Michel Péricard : Après plus de dix ans d'atermoiements socialistes et deux décennies de crise économique, les Français sont devenus incrédules et d'un naturel sceptique. Je crois que la meilleure preuve du bien-fondé des réformes engagées et de notre volonté de changement, ils la trouveront dans leur boîte aux lettres lorsqu'ils recevront leur feuille d'imposition pour 1997. La baisse sera bien là et les sondages en tiendront compte.
Catherine Nay : Jacques Toubon va présenter prochainement une loi pour lutter contre le racisme. Y avait-il, selon vous, urgence à légiférer ?
Michel Péricard : Je crois qu'il est aujourd'hui nécessaire de mener une réelle réflexion sur ces questions et de faire le point sur la législation française. Ce projet de loi aura le mérite d'engager un vrai débat. La nécessaire déclaration d'Alain Juppé a d'ailleurs été sans équivoque. Cela dit, je pense que le silence est l'ennemi mortel de l'extrême droite. C'est pourquoi je n'en dirai pas plus.
Catherine Nay : Cette initiative du ministre de la Justice est-elle bien comprise par le groupe RPR ?
Michel Péricard : Parfaitement. Jacques Toubon est l'un de nos compagnons et nous connaissons son attachement aux valeurs républicaine. Nous comprenons tout à fait ses préoccupations en tant que ministre de la Justice.
Catherine Nay : Laisserez-vous à chacun la liberté de vote ?
Michel Péricard : La liberté de vote est notre règle générale. Elle est d'ailleurs inscrite dans les statuts de notre groupe.
Catherine Nay : Comme président du groupe RPR, regrettez-vous de compter aussi peu de femmes dans vos rangs ?
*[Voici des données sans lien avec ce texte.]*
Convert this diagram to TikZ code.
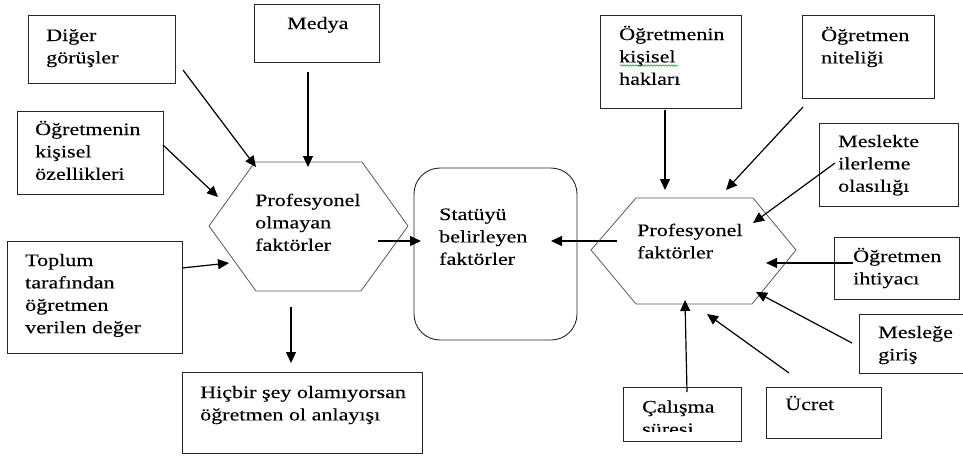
\documentclass[tikz,border=0pt]{standalone}
\usepackage{fontspec}
\setmainfont{Liberation Serif}[FakeStretch=1.26,FakeBold=0.2]
\usetikzlibrary{arrows.meta,decorations.pathmorphing}
\newcommand{\mlines}[1]{\begin{tabular}[t]{@{}l@{}}#1\end{tabular}}
\tikzset{
  box/.style={draw=black!85, line width=0.9pt, anchor=north west, inner sep=0pt, outer sep=0pt},
  txt/.style={anchor=base west, inner sep=0pt, font=\fontsize{17.5}{22.4}\selectfont},
  hexa/.style={draw=black!65, line width=0.8pt},
  arr/.style={-{Triangle[length=11pt,width=10pt]}, line width=1.2pt, black}
}
\begin{document}
\begin{tikzpicture}[x=1pt,y=-1pt]
\useasboundingbox (0,0) rectangle (963,455);
\fill[white] (0,0) rectangle (963,455);
% ---- boxes ----
\node[box, minimum width=147, minimum height=68] (bdig) at (28,15) {};
\node[box, minimum width=125, minimum height=58] (bmed) at (254,4.5) {};
\node[box, minimum width=146, minimum height=83] (bozl) at (17,111) {};
\node[box, minimum width=175, minimum height=112] (btop) at (7,241) {};
\node[box, minimum width=240, minimum height=81] (bhic) at (182,372.5) {};
\node[box, minimum width=163, minimum height=172, rounded corners=26pt] (bsta) at (414,168) {};
\node[box, minimum width=141, minimum height=93] (bhak) at (600,15) {};
\node[box, minimum width=132, minimum height=83] (bnit) at (802,15) {};
\node[box, minimum width=139, minimum height=83] (bile) at (819,123) {};
\node[box, minimum width=125, minimum height=62] (biht) at (834,237) {};
\begin{scope}
\clip (0,0) rectangle (963,455);
\node[box, minimum width=120, minimum height=59] (bmes) at (859,314) {};
\end{scope}
\node[box, minimum width=115, minimum height=51] (bucr) at (766,387) {};
\node[box, minimum width=118, minimum height=54] (bcal) at (623,387) {};
% ---- hexagons ----
\coordinate (hl1) at (255,162); \coordinate (hl2) at (362,162);
\coordinate (hl3) at (408,226); \coordinate (hl4) at (361,291);
\coordinate (hl5) at (256,291); \coordinate (hl6) at (209,226);
\draw[hexa] (hl1) -- (hl2) -- (hl3) -- (hl4) -- (hl5) -- (hl6) -- cycle;
\coordinate (hr1) at (636,198); \coordinate (hr2) at (753,198);
\coordinate (hr3) at (796,250); \coordinate (hr4) at (752,304);
\coordinate (hr5) at (636,304); \coordinate (hr6) at (591,250);
\draw[hexa] (hr1) -- (hr2) -- (hr3) -- (hr4) -- (hr5) -- (hr6) -- cycle;
% ---- texts ----
\node[txt] (tdig) at (46,41) {\mlines{Diğer\\görüşler}};
\node[txt] (tmed) at (287,29) {Medya};
\node[txt] (tozl) at (35,135) {\mlines{Öğretmenin\\kişisel\\özellikleri}};
\node[txt] (ttop) at (25,266) {\mlines{Toplum\\tarafından\\öğretmen\\verilen değer}};
\node[txt] (thic) at (200,398) {\mlines{Hiçbir şey olamıyorsan\\öğretmen ol anlayışı}};
\node[txt] (tpol) at (255,206) {\mlines{Profesyonel\\olmayan\\faktörler}};
\node[txt] (tsta) at (439,220) {\mlines{Statüyü\\belirleyen\\faktörler}};
\node[txt] (tpf) at (637,236) {\mlines{Profesyonel\\faktörler}};
\node[txt] (thak) at (619,40) {\mlines{Öğretmenin\\kişisel\\hakları}};
\draw[green!60!black, line width=0.5pt, decorate, decoration={snake, amplitude=0.8pt, segment length=3pt}] (620,65.5) -- (678,65.5);
\node[txt] (tnit) at (821,41) {\mlines{Öğretmen\\niteliği}};
\node[txt] (tile) at (838,147) {\mlines{Meslekte\\ilerleme\\olasılığı}};
\node[txt] (tiht) at (853,262) {\mlines{Öğretmen\\ihtiyacı}};
\node[txt] (tmes) at (878,338) {\mlines{Mesleğe\\giriş}};
\node[txt] (tucr) at (785,410) {Ücret};
\begin{scope}
\clip (623,387) rectangle (741,431.5);
\node[txt] (tcal) at (642,412.5) {\mlines{Çalışma\\süresi}};
\end{scope}
% ---- arrows ----
\coordinate (a1s) at (183,70);  \coordinate (a1e) at (256,167);
\coordinate (a2s) at (308,72);  \coordinate (a2e) at (308,167);
\coordinate (a3s) at (163,145); \coordinate (a3e) at (218,197);
\coordinate (a4s) at (182,268); \coordinate (a4e) at (229,263);
\coordinate (a5s) at (291,307); \coordinate (a5e) at (291,363);
\coordinate (a6s) at (378,241); \coordinate (a6e) at (421,241);
\coordinate (a7s) at (617,241); \coordinate (a7e) at (551,241);
\coordinate (a8s) at (665,110); \coordinate (a8e) at (665,190);
\coordinate (a9s) at (803,107); \coordinate (a9e) at (726,190);
\coordinate (a10s) at (835,163); \coordinate (a10e) at (753,223);
\coordinate (a11s) at (853,263); \coordinate (a11e) at (766,263);
\coordinate (a12s) at (852,343); \coordinate (a12e) at (756,292);
\coordinate (a13s) at (789,373); \coordinate (a13e) at (707,314);
\coordinate (a14s) at (687,392); \coordinate (a14e) at (685,300);
\foreach \i in {1,...,14} {\draw[arr] (a\i s) -- (a\i e);}
\end{tikzpicture}
\end{document}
Michel Péricard : Bien sûr. En tant que maire de Saint-Germain-en-Laye, j'ai d'ailleurs œuvré pour la représentation des femmes en politique. Près de la moitié de mon conseil municipal est féminin et je m'en félicite. Pour ce qui est des élections législatives, plutôt que d'avoir recours à des quotas qui ont un côté discriminatoire et démagogique, je crois qu'il serait plus intéressant de proposer qu'aux prochaines élections, nous ne présentions que des « tickets » composés d'un homme et d'une femme. Là où un homme serait candidat, il prendrait obligatoirement pour suppléant une femme et inversement.